▸ Extracted data:
....

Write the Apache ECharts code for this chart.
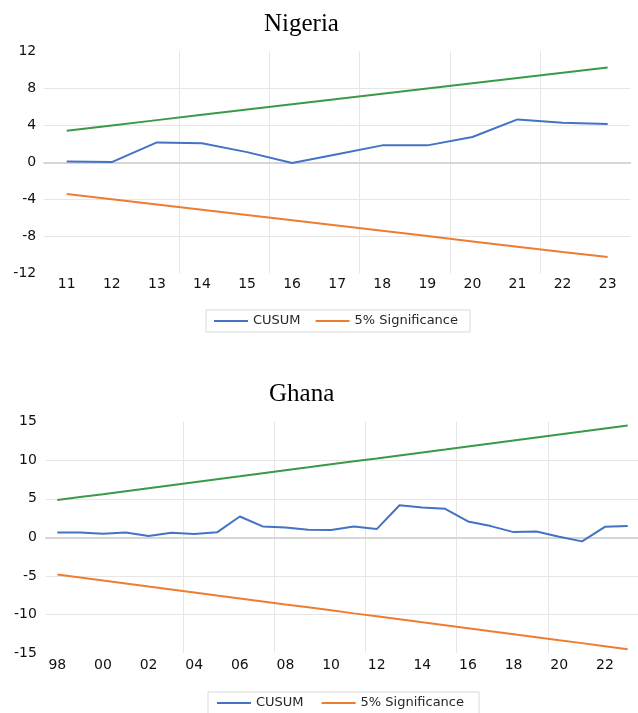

....

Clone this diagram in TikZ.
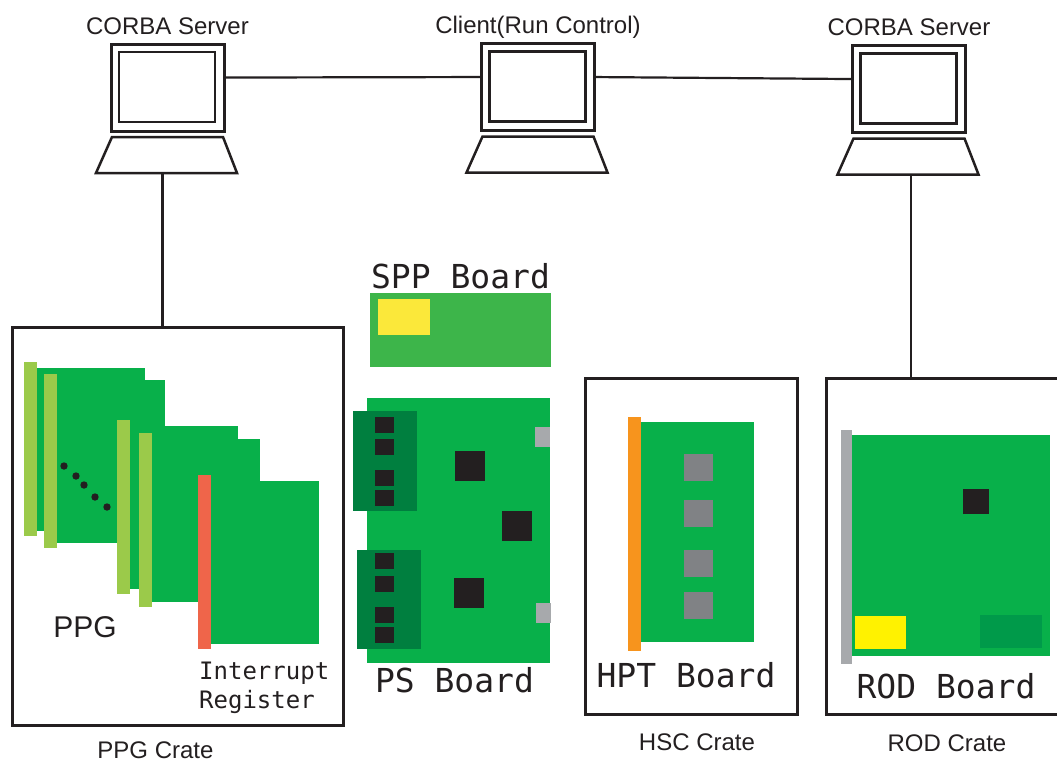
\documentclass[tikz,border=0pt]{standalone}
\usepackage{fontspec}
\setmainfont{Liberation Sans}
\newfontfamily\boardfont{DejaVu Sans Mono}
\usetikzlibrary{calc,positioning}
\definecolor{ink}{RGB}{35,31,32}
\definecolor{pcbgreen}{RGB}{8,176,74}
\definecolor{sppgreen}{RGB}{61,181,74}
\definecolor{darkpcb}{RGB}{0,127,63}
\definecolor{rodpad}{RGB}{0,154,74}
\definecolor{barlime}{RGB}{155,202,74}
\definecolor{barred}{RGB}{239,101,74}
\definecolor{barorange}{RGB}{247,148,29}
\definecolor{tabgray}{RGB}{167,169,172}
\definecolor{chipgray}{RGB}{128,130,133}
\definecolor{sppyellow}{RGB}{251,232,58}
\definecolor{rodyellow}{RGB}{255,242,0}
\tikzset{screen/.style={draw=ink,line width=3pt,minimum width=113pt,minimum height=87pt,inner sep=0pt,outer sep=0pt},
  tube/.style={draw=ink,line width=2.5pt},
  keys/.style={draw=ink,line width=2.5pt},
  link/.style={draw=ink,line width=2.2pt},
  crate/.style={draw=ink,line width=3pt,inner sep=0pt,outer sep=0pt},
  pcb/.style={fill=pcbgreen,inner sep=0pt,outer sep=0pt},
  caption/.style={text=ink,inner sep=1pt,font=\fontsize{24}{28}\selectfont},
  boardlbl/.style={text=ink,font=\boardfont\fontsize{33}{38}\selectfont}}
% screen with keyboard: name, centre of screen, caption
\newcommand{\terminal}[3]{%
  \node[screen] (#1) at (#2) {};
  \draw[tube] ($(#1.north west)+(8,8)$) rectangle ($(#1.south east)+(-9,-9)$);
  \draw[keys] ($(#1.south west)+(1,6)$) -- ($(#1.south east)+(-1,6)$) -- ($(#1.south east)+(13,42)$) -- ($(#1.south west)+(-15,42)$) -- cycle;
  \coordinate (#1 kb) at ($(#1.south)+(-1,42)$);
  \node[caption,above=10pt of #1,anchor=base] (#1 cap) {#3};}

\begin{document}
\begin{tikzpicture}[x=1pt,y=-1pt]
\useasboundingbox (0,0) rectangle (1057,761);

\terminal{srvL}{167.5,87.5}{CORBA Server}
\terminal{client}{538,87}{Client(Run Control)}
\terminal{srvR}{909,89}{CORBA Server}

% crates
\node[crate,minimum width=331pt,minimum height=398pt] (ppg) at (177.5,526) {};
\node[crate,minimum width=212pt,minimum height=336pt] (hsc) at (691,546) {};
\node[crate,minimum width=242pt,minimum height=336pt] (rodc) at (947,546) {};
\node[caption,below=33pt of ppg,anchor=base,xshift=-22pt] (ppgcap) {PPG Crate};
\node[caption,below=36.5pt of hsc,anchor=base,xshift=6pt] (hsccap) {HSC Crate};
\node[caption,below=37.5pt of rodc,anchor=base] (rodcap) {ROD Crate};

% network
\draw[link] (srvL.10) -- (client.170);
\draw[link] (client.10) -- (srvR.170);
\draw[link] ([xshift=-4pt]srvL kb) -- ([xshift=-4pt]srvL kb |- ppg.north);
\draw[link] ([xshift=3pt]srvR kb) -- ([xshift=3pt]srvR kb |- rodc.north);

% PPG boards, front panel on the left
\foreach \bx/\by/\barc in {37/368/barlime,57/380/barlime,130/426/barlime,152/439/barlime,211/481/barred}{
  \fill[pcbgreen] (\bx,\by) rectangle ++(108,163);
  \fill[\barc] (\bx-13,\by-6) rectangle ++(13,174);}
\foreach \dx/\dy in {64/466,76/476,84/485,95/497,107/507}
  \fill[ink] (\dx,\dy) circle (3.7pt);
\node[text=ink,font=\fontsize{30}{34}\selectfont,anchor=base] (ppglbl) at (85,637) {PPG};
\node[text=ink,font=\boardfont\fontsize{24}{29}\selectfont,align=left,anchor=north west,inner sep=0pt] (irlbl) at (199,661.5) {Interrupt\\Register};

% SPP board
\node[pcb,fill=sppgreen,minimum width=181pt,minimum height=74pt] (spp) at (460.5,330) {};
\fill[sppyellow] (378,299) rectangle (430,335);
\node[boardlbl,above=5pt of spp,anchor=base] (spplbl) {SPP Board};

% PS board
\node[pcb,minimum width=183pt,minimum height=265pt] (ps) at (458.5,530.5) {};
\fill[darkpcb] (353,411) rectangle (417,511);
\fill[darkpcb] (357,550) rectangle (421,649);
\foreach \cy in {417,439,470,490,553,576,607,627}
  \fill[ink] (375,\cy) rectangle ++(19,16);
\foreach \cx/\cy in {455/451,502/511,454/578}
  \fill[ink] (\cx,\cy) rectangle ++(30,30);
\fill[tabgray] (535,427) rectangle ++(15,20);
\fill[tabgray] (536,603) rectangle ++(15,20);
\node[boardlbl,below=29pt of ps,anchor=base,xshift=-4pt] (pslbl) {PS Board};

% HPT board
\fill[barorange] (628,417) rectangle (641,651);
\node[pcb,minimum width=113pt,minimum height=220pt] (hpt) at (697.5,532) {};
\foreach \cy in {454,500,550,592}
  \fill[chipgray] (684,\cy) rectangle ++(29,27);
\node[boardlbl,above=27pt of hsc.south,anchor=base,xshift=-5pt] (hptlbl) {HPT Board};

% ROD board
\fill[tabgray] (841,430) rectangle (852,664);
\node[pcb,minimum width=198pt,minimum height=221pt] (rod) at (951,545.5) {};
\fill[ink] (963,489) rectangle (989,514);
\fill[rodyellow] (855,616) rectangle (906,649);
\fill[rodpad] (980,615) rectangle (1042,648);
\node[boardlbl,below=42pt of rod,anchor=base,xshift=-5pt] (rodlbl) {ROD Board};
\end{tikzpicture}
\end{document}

....

▸ Problem statement: Select and copy every line of the material that holds the string "this".

▸ Completed exercise:
Write the Apache ECharts code for this chart.
Clone this diagram in TikZ.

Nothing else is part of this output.